There's nothing quite like the prospect of relegation to concentrate the mind, and Ipswich Town Women have finally discovered theirs just when it looked like they'd completely lost it. Their emphatic 4-1 demolition of Sheffield United wasn't just three points - it was a statement that they're not going down without the mother of all fights.
When Joe Sheehan departed in January with the Tractor Girls firmly wedged at the bottom of the table, sporting just five points from what can generously be described as a dismal run of one win in eleven games, even the most optimistic Suffolk soul would have been forgiven for eyeing up the fixture list for next season's third-tier campaign.
Step forward interim boss David Wright, who appears to have worked something approaching a minor miracle. The transformation hasn't been immediate - these things rarely are - but Sunday's four-goal salvo suggests the message has finally got through. Kenzie Weir opened the floodgates before Sophie Peskett helped herself to a brace, with Maria Boswell adding the cherry on top of what must have felt like the sweetest of cakes for the travelling faithful.
The victory hoists Ipswich up to 10th place, and more crucially, opens up a precious three-point cushion over bottom-placed Portsmouth.
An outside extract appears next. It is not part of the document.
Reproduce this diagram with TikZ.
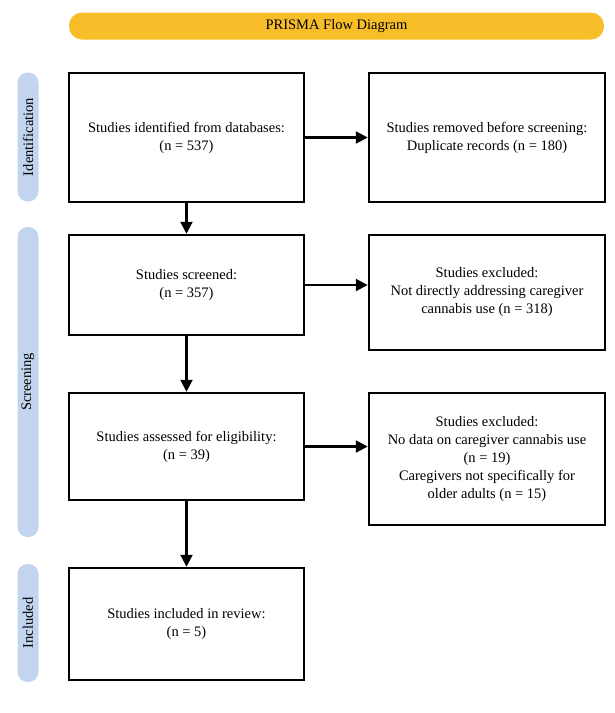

For a side that looked destined for an immediate return to the third tier just months ago, it's the kind of breathing space that feels positively luxurious.
The mathematics are deliciously simple now. With just two fixtures remaining, Ipswich need only a single point from their clash with Birmingham City if Portsmouth slip up in their own final games. Even if the south coast side manage to find some late-season heroics, the Tractor Girls have at least given themselves options - something that seemed utterly impossible when winter's gloom was at its deepest.
For a club that celebrated promotion from the third tier just last season, the prospect of an immediate return would have been nothing short of heartbreaking. The step up in class is always brutal, and Ipswich have learned that lesson the hard way over the course of a campaign that's tested every ounce of their resolve.
But football has a funny way of rewarding those who refuse to surrender, and Sunday's performance suggested a team that's finally remembered how to play without fear. Whether it's enough to secure their second-tier status remains to be seen, but they've at least ensured the final chapters of this relegation thriller will be worth watching.